WRITTEN PROBLEM
Exclude all pictures, then copy each of the records exactly as written.

Source code of charts:
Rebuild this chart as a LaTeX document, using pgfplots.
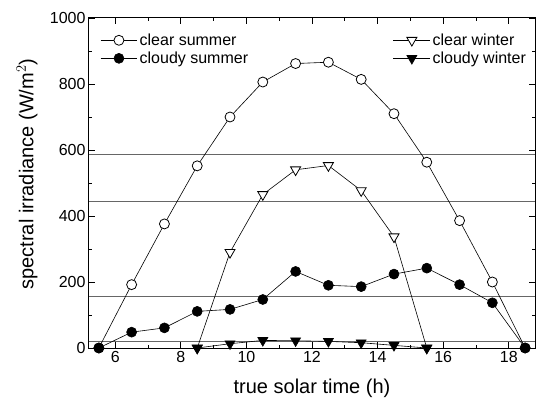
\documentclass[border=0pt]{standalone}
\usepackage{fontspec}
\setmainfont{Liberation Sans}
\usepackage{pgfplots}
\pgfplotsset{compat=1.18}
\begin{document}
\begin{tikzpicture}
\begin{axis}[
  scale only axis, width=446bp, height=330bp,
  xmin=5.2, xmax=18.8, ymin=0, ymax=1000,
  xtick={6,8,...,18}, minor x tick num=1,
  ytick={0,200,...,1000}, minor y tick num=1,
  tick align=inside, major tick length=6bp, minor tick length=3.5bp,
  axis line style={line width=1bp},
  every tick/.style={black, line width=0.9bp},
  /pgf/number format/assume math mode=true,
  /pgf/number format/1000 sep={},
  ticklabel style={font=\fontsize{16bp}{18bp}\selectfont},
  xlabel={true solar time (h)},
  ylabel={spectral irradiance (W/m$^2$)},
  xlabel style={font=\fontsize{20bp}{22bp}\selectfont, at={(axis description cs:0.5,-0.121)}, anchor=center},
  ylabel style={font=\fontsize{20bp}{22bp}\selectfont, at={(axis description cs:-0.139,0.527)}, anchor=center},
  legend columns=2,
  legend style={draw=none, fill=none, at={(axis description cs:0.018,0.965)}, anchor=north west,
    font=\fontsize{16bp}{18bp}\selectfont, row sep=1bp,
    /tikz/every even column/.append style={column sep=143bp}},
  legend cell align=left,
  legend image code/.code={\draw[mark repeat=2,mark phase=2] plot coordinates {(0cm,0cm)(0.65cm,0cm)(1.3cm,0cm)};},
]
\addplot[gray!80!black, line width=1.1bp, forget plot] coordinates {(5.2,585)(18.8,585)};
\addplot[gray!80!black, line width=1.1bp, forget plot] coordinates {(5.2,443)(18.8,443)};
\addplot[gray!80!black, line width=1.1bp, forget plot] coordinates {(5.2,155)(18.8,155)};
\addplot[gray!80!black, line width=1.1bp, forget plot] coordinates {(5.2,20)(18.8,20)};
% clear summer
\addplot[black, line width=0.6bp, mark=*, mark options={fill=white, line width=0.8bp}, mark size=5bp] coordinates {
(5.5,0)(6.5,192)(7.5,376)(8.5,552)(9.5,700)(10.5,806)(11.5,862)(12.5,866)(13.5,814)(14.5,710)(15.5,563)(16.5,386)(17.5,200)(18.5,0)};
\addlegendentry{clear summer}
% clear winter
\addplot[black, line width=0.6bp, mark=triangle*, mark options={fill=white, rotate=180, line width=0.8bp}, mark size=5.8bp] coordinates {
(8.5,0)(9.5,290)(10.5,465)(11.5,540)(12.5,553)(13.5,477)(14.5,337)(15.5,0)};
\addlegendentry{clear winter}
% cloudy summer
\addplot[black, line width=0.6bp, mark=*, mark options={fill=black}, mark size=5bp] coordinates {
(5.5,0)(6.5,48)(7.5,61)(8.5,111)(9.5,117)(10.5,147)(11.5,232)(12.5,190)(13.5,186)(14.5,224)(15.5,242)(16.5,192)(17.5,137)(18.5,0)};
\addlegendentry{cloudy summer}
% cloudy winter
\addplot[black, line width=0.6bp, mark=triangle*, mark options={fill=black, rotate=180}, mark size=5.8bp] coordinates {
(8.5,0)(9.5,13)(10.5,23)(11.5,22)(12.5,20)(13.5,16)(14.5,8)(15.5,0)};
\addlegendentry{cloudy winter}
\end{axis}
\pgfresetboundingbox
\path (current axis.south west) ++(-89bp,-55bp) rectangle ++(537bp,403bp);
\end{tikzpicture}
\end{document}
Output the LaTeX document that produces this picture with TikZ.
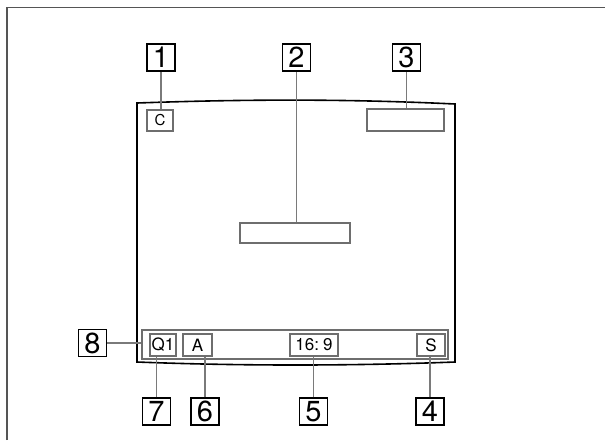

ANSWER TO THIS PROBLEM
Rebuild this chart as a LaTeX document, using pgfplots.
\documentclass[border=0pt]{standalone}
\usepackage{fontspec}
\setmainfont{Liberation Sans}
\usepackage{pgfplots}
\pgfplotsset{compat=1.18}
\begin{document}
\begin{tikzpicture}
\begin{axis}[
  scale only axis, width=446bp, height=330bp,
  xmin=5.2, xmax=18.8, ymin=0, ymax=1000,
  xtick={6,8,...,18}, minor x tick num=1,
  ytick={0,200,...,1000}, minor y tick num=1,
  tick align=inside, major tick length=6bp, minor tick length=3.5bp,
  axis line style={line width=1bp},
  every tick/.style={black, line width=0.9bp},
  /pgf/number format/assume math mode=true,
  /pgf/number format/1000 sep={},
  ticklabel style={font=\fontsize{16bp}{18bp}\selectfont},
  xlabel={true solar time (h)},
  ylabel={spectral irradiance (W/m$^2$)},
  xlabel style={font=\fontsize{20bp}{22bp}\selectfont, at={(axis description cs:0.5,-0.121)}, anchor=center},
  ylabel style={font=\fontsize{20bp}{22bp}\selectfont, at={(axis description cs:-0.139,0.527)}, anchor=center},
  legend columns=2,
  legend style={draw=none, fill=none, at={(axis description cs:0.018,0.965)}, anchor=north west,
    font=\fontsize{16bp}{18bp}\selectfont, row sep=1bp,
    /tikz/every even column/.append style={column sep=143bp}},
  legend cell align=left,
  legend image code/.code={\draw[mark repeat=2,mark phase=2] plot coordinates {(0cm,0cm)(0.65cm,0cm)(1.3cm,0cm)};},
]
\addplot[gray!80!black, line width=1.1bp, forget plot] coordinates {(5.2,585)(18.8,585)};
\addplot[gray!80!black, line width=1.1bp, forget plot] coordinates {(5.2,443)(18.8,443)};
\addplot[gray!80!black, line width=1.1bp, forget plot] coordinates {(5.2,155)(18.8,155)};
\addplot[gray!80!black, line width=1.1bp, forget plot] coordinates {(5.2,20)(18.8,20)};
% clear summer
\addplot[black, line width=0.6bp, mark=*, mark options={fill=white, line width=0.8bp}, mark size=5bp] coordinates {
(5.5,0)(6.5,192)(7.5,376)(8.5,552)(9.5,700)(10.5,806)(11.5,862)(12.5,866)(13.5,814)(14.5,710)(15.5,563)(16.5,386)(17.5,200)(18.5,0)};
\addlegendentry{clear summer}
% clear winter
\addplot[black, line width=0.6bp, mark=triangle*, mark options={fill=white, rotate=180, line width=0.8bp}, mark size=5.8bp] coordinates {
(8.5,0)(9.5,290)(10.5,465)(11.5,540)(12.5,553)(13.5,477)(14.5,337)(15.5,0)};
\addlegendentry{clear winter}
% cloudy summer
\addplot[black, line width=0.6bp, mark=*, mark options={fill=black}, mark size=5bp] coordinates {
(5.5,0)(6.5,48)(7.5,61)(8.5,111)(9.5,117)(10.5,147)(11.5,232)(12.5,190)(13.5,186)(14.5,224)(15.5,242)(16.5,192)(17.5,137)(18.5,0)};
\addlegendentry{cloudy summer}
% cloudy winter
\addplot[black, line width=0.6bp, mark=triangle*, mark options={fill=black, rotate=180}, mark size=5.8bp] coordinates {
(8.5,0)(9.5,13)(10.5,23)(11.5,22)(12.5,20)(13.5,16)(14.5,8)(15.5,0)};
\addlegendentry{cloudy winter}
\end{axis}
\pgfresetboundingbox
\path (current axis.south west) ++(-89bp,-55bp) rectangle ++(537bp,403bp);
\end{tikzpicture}
\end{document}
Output the LaTeX document that produces this picture with TikZ.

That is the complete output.